[BRIEF] In the records below, find the line that contains "Recreate this image" and the line that contains "12.5, color: '#ffffff', weight: 'bold', shadow: '1px"; write out exactly those two lines and everything between them, without the pictures.
* begin *
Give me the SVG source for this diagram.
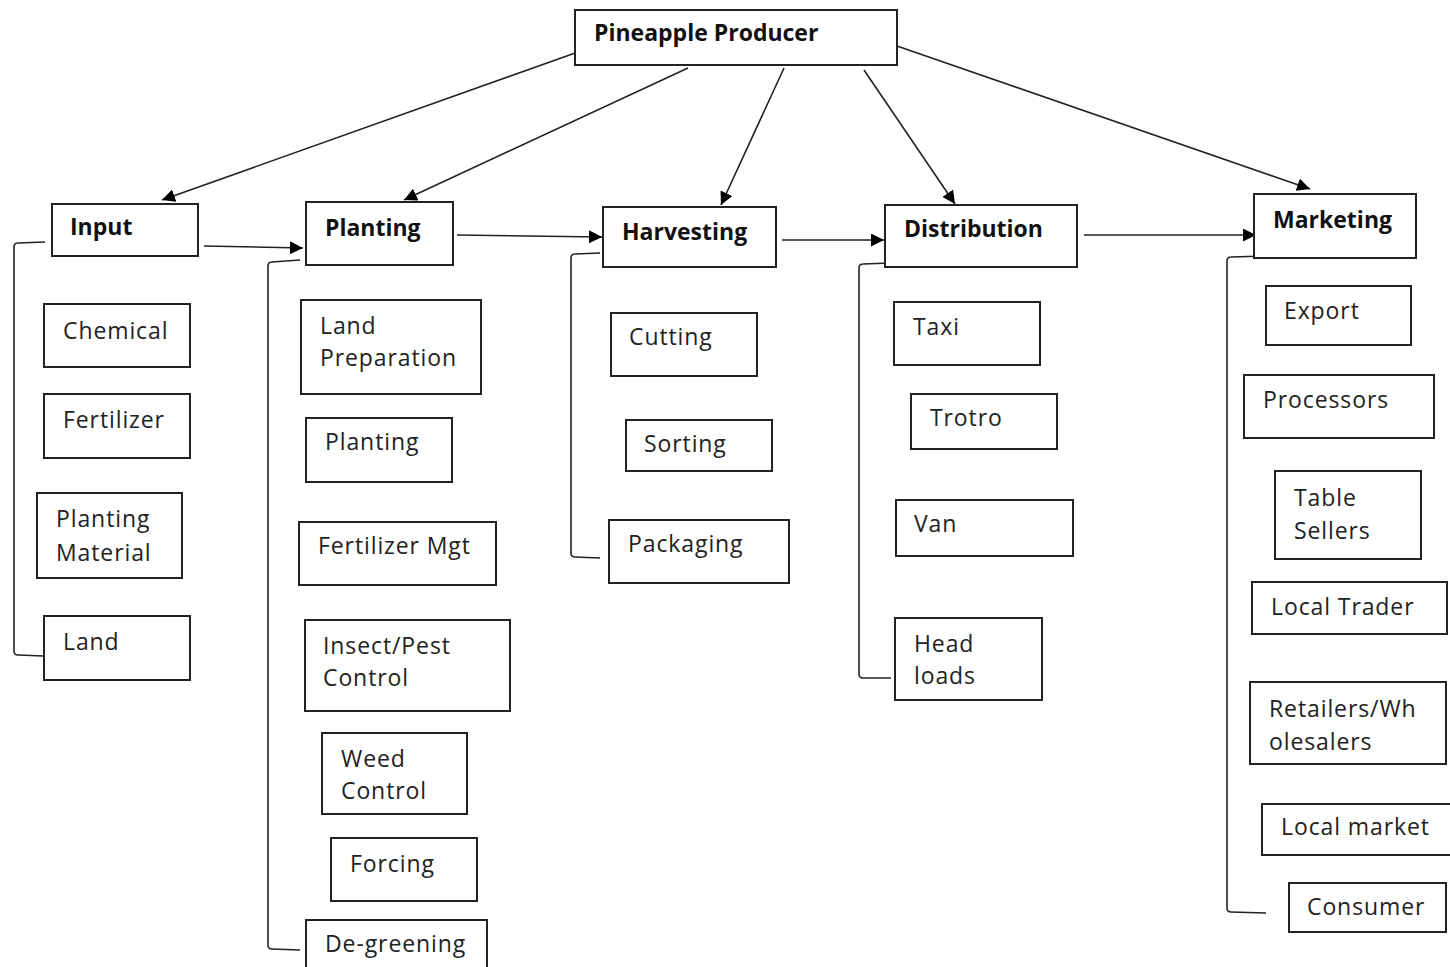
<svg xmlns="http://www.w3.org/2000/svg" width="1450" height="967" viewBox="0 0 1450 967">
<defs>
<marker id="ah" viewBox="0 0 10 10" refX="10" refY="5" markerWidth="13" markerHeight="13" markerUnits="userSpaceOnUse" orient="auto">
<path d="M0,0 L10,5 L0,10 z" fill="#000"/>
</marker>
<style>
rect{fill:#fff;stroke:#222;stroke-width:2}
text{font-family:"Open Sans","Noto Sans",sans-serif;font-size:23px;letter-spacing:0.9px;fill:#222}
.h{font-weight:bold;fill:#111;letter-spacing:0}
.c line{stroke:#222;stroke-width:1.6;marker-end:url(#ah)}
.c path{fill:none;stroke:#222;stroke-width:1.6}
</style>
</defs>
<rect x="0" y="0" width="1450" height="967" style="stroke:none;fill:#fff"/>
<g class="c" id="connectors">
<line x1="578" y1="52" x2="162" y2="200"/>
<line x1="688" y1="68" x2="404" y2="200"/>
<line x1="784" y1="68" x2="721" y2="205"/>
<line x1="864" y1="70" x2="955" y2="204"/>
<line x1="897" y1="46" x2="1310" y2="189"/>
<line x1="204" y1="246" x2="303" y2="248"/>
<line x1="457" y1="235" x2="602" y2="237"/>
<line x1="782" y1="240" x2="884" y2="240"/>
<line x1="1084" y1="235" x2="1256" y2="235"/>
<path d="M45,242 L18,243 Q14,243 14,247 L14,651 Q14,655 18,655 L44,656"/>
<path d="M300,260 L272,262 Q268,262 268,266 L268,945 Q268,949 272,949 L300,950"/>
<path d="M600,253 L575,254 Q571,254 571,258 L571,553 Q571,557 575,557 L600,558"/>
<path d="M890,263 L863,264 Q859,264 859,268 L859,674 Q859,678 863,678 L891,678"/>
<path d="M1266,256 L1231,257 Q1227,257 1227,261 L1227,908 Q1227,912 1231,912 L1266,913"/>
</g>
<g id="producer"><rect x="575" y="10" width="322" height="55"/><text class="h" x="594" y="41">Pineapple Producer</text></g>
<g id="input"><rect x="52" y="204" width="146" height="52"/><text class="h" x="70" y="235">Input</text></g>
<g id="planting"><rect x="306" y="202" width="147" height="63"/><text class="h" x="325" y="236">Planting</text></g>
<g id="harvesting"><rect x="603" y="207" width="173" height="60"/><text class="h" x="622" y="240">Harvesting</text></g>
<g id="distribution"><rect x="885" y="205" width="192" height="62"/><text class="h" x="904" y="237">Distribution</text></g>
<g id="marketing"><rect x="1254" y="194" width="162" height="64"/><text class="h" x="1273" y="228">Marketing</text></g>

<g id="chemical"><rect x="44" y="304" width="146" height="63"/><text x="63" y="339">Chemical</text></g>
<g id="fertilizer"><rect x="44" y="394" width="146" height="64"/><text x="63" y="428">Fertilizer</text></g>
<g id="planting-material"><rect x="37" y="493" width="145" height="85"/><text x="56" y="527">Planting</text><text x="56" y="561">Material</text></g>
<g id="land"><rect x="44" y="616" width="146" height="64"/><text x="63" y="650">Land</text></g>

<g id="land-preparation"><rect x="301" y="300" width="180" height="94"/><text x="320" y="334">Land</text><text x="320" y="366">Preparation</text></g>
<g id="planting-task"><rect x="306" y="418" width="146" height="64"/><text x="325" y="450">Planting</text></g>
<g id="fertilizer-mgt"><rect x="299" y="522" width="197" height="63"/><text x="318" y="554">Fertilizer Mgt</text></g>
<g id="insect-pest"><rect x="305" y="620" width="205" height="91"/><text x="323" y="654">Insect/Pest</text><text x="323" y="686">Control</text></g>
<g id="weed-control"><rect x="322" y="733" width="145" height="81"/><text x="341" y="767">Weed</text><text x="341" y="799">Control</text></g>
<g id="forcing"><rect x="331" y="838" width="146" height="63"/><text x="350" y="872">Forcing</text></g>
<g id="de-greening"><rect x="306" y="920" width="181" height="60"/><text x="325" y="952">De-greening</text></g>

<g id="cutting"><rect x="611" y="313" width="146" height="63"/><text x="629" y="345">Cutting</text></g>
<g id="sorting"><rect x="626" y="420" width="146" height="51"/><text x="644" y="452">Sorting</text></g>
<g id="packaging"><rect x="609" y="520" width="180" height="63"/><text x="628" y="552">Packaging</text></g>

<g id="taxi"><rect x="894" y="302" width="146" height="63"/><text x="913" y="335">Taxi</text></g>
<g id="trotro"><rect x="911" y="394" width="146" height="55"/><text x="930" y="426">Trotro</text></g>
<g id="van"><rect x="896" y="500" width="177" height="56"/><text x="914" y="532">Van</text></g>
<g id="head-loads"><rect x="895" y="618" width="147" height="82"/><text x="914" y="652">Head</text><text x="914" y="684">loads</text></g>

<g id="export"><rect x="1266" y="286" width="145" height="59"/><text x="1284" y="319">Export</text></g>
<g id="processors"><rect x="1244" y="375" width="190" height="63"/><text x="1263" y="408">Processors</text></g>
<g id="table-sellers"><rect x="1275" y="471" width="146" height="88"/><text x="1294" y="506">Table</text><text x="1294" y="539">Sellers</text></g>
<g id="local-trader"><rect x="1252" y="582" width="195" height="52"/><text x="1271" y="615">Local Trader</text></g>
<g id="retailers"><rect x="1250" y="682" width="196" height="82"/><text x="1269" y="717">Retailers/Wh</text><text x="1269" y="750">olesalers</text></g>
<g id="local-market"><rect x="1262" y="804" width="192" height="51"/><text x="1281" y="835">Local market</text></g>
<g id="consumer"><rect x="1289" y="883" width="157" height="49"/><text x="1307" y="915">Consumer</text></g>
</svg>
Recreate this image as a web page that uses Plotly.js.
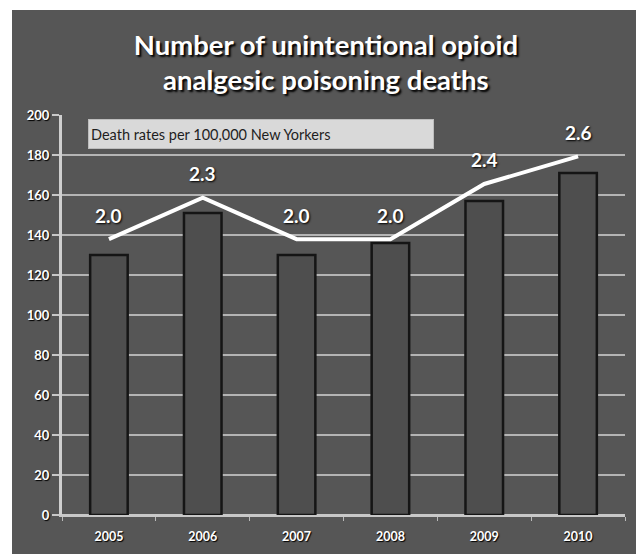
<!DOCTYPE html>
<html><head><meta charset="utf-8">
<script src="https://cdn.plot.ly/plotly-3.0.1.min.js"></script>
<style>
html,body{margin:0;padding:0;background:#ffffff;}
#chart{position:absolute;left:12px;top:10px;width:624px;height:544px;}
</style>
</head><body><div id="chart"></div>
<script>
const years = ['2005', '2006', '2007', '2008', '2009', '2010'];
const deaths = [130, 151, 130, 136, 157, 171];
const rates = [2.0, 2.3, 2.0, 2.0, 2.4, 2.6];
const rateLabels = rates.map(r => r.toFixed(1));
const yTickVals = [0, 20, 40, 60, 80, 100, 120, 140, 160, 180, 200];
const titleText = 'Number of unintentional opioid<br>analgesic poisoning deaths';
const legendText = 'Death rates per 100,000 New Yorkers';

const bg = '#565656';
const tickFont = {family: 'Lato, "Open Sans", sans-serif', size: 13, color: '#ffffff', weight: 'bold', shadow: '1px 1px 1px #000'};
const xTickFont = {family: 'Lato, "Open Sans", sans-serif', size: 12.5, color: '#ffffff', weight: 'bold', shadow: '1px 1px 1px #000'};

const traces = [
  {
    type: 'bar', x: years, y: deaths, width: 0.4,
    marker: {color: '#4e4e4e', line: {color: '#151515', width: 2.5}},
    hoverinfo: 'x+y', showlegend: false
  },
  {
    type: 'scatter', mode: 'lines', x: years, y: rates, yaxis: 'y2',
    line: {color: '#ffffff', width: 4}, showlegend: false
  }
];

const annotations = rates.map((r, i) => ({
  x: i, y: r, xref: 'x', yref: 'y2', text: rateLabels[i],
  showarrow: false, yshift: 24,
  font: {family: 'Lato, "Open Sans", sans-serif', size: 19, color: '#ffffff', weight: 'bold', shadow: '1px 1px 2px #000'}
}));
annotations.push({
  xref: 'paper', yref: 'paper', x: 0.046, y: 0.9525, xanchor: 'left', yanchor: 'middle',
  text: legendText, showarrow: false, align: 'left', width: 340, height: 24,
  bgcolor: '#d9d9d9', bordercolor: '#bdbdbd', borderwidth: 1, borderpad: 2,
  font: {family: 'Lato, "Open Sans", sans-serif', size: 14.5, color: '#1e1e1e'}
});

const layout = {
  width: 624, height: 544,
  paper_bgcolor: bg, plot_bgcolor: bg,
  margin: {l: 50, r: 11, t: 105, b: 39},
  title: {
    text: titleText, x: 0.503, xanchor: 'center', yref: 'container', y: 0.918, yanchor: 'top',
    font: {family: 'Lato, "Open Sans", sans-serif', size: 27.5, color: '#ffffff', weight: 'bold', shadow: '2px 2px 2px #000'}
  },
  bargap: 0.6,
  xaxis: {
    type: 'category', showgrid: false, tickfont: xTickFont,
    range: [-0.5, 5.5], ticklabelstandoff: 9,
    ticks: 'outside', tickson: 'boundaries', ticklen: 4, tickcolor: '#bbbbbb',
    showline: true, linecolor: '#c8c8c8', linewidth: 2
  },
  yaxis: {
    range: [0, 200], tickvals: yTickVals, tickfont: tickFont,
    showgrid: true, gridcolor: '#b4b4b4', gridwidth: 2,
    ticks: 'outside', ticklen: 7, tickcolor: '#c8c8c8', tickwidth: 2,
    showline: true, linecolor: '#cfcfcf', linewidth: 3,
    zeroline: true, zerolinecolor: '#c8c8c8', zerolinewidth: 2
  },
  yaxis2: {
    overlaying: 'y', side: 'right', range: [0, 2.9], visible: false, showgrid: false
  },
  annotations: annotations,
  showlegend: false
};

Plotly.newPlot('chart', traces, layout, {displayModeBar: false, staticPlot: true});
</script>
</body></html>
* end *
[PROBLEM SOLUTION]
Recreate this image as a web page that uses Plotly.js.
<!DOCTYPE html>
<html><head><meta charset="utf-8">
<script src="https://cdn.plot.ly/plotly-3.0.1.min.js"></script>
<style>
html,body{margin:0;padding:0;background:#ffffff;}
#chart{position:absolute;left:12px;top:10px;width:624px;height:544px;}
</style>
</head><body><div id="chart"></div>
<script>
const years = ['2005', '2006', '2007', '2008', '2009', '2010'];
const deaths = [130, 151, 130, 136, 157, 171];
const rates = [2.0, 2.3, 2.0, 2.0, 2.4, 2.6];
const rateLabels = rates.map(r => r.toFixed(1));
const yTickVals = [0, 20, 40, 60, 80, 100, 120, 140, 160, 180, 200];
const titleText = 'Number of unintentional opioid<br>analgesic poisoning deaths';
const legendText = 'Death rates per 100,000 New Yorkers';

const bg = '#565656';
const tickFont = {family: 'Lato, "Open Sans", sans-serif', size: 13, color: '#ffffff', weight: 'bold', shadow: '1px 1px 1px #000'};
const xTickFont = {family: 'Lato, "Open Sans", sans-serif', size: 12.5, color: '#ffffff', weight: 'bold', shadow: '1px 1px 1px #000'};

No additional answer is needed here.